Thursday, February 1, 2018

01/31/18 Thursday

I am going to be honest with you guys. Things might seem to be more on the up-and-up for me lately, but that's not exactly true. Not that I was expecting that you automatically assume that bloggers have a pretty perfect life (I don't think they do, except for the lady who writes the Cake Wrecks and Epbot blogs.) Lately, I've been feeling a sense of not getting a lot accomplished, as well as feeling lonely. I have been trying to get out there more and hang out with people my age, but that's hard to do when anyone that's my age is in school, working, and doing who else knows what. I'm feeling not very well accomplished because my younger sister is gone at her second allstate choir thing in about two weekends and I'm over here working, driving people back and forth, and not doing anything very extraordinary.
Please bear with me here, because I'm gonna get as honest as I can on the internet with this sort of thing. I'm going to phrase this as a "family difficulty" because that's the best term that I have for it. To say it that way though is like using a super polite word to explain something that you just want to keep secret.
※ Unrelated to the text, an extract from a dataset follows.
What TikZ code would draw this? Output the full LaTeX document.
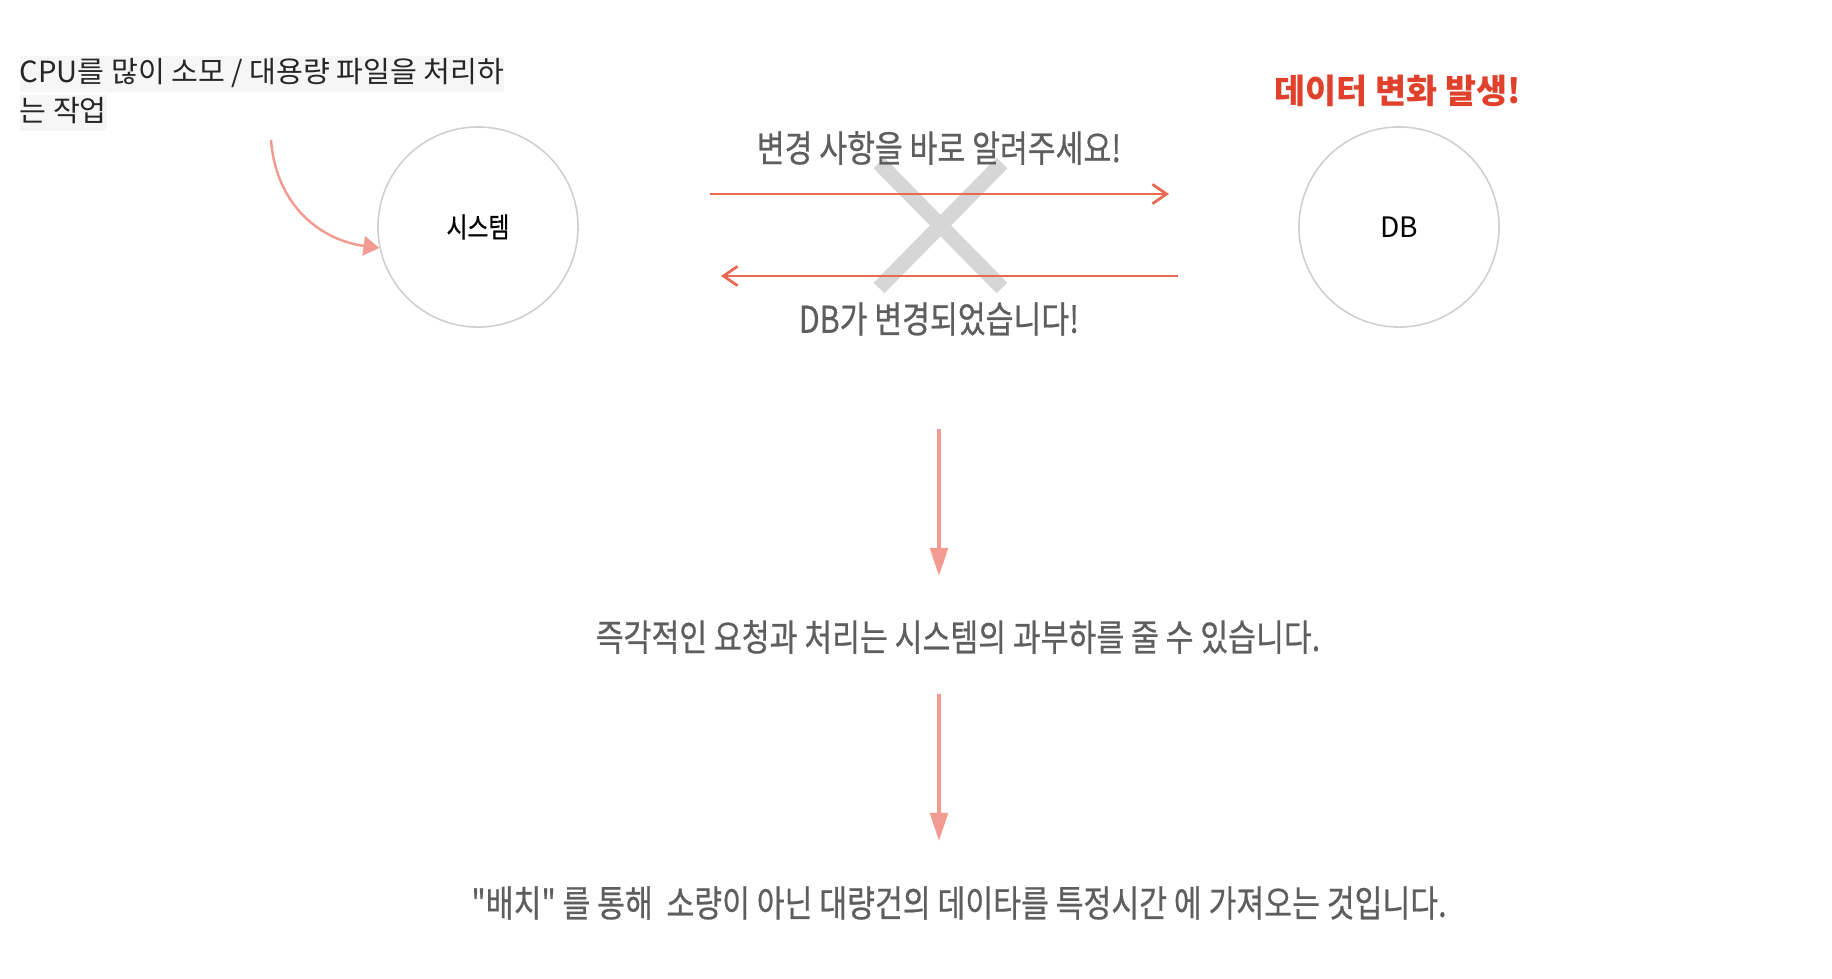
\documentclass[tikz,border=0pt]{standalone}
\usepackage{fontspec}
\setmainfont{Noto Sans CJK KR}
\newfontfamily\krnarrow[FakeStretch=0.82, FakeBold=0.6]{Noto Sans CJK KR}
\usetikzlibrary{arrows.meta, positioning, calc}
\definecolor{coral}{HTML}{E96A52}
\definecolor{salmon}{HTML}{F29B90}
\definecolor{alertred}{HTML}{E0412C}
\definecolor{msggrey}{HTML}{5E5E5E}
\definecolor{ringgrey}{HTML}{CFCFCF}
\definecolor{crossgrey}{HTML}{D6D6D6}
\definecolor{hlgrey}{HTML}{F6F6F6}

\begin{document}
\begin{tikzpicture}[x=0.01cm, y=0.01cm,
    ring/.style={circle, draw=ringgrey, line width=0.45pt, minimum size=2cm, inner sep=0pt},
    hilite/.style={fill=hlgrey, inner sep=0pt, text height=7.6pt, text depth=2.6pt, text=black!85, font=\fontsize{8.3}{9}\selectfont},
    msg/.style={text=msggrey, font=\krnarrow\fontsize{10.5}{12}\selectfont},
    note/.style={text=msggrey, font=\krnarrow\fontsize{10.5}{12}\selectfont},
    syncarrow/.style={coral, line width=0.8pt, -{Straight Barb[length=4pt, width=5.5pt]}},
    flow/.style={salmon, line width=1.1pt, -{Triangle[length=8pt, width=5pt]}}]
        \useasboundingbox (0,0) rectangle (1832,-978);
        % Heavy job note
        \node[hilite, anchor=north west] (job1) at (19,-55) {CPU를 많이 소모 / 대용량 파일을 처리하};
        \node[hilite, anchor=north west] (job2) at ([yshift=-0.6pt]job1.south west) {는 작업};
        % System and DB
        \node[ring, font=\krnarrow\fontsize{7.9}{9}\selectfont] (sys) at (478,-227) {시스템};
        \node[ring, font=\fontsize{8}{9}\selectfont] (db) at (1399,-227) {DB};
        \node[text=alertred, font=\bfseries\fontsize{9.6}{11}\selectfont] (alert) at (1398,-91) {데이터 변화 발생!};
        \coordinate (jobtip) at (271,-140);
        \draw[salmon, line width=0.7pt, -{Triangle[length=4.5pt, width=5.5pt]}] (jobtip) .. controls (276,-205) and (320,-240) .. (sys.192);
        % Crossed out sync
        \draw[crossgrey, line width=4.3pt] (879,-163) -- (1002,-288);
        \draw[crossgrey, line width=4.3pt] (1002,-163) -- (879,-288);
        \coordinate (reqstart) at (710,-194);
        \coordinate (reqend) at (1169,-194);
        \coordinate (ackstart) at (1178,-276);
        \coordinate (ackend) at (721,-276);
        \draw[syncarrow] (reqstart) -- (reqend);
        \draw[syncarrow] (ackstart) -- (ackend);
        \node[msg] (req) at (939,-148) {변경 사항을 바로 알려주세요!};
        \node[msg] (ack) at (939,-319) {DB가 변경되었습니다!};
        % Conclusion
        \node[note] (load) at (958,-637) {즉각적인 요청과 처리는 시스템의 과부하를 줄 수 있습니다.};
        \node[note] (batch) at (959,-903) {"배치" 를 통해\ \ 소량이 아닌 대량건의 데이타를 특정시간 에 가져오는 것입니다.};
        \coordinate (flow1top) at (939,-429);
        \coordinate (flow1end) at (939,-576);
        \coordinate (flow2top) at (939,-694);
        \coordinate (flow2end) at (939,-841);
        \draw[flow] (flow1top) -- (flow1end);
        \draw[flow] (flow2top) -- (flow2end);
    \end{tikzpicture}
\end{document}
I have talked about it with family and a couple of friends, so it's not like I'm suffering in silence, but here goes: my parents are going through the process of taking a break and getting space, and because of some frustrations that have come up, it's become likely that the break will be a permanent one. How am I doing with this? I'm not exactly like screaming and weeping, but there's a lot of anger and frustration at how things are being handled sometimes. My siblings and I are going to be moving with my mom and my dad is out of the house already, coming over every now and then to collect his stuff for storage to be moved into another place in the future. I don't want to be cliche, but I never thought this would happen. Separation and divorce in families, but I never thought something like this would happen with mine. While picking up my brother from his basketball practice, I was listening to a song of Coldplay's called "Don't Panic", and the chorus consists of the lines "we live in a beautiful world/yeah we do, yeah we do/" I was singing along but then I started thinking and I realized that at the moment, I'm not living in a beautiful world.
What makes the world beautiful are friends, families, and the things you do that help to make the world and your life beautiful. I realize that since New Year's Day, things around me and myself personally have changed drastically. On december 31st, I had no idea that there was a large amount of conflict that I knew nothing of, which I know about now that my mom has been working on the stuff for a legal break-taking, along with the moving, and my dad coming over to pack his things. I know that none of it was my fault, I think this is supposed to happen, even though I don't want it to.  I feel like most times I'm happy, but I feel like  it's an emotion I need to have in order to not think about what's happening too much and also because other people need to see a smile and not a frown unless I'm confused or flustered about something or other. Most of the time I feel like my main two emotions are frustration and anger because this is all happening to me, my siblings, and my parents. And I don't know how to cope at times. It's not major depression like I used to have but I think it's mostly intense sadness that's been happening. Everyone feels it at the moment. I do have support so that's working out all right. As long as I have someone to talk to about how I'm really feeling I usually end up fine. I wasn't able to actually release emotionally, which is a coping mechanism I used when my older sister was getting married. But I listened to the song "This Is Me" from The Greatest Showman, and it loosened up tears that were all tightened up. I've been crying more which is a sign of release but this isn't going to be an easy transition for any of us.




I hope I'm not spoiling the movie for people who haven't seen The Greatest Showman yet, but I think this is the most powerful song to come from a movie musical like this.



Thanks for reading/watching, and happy thursday!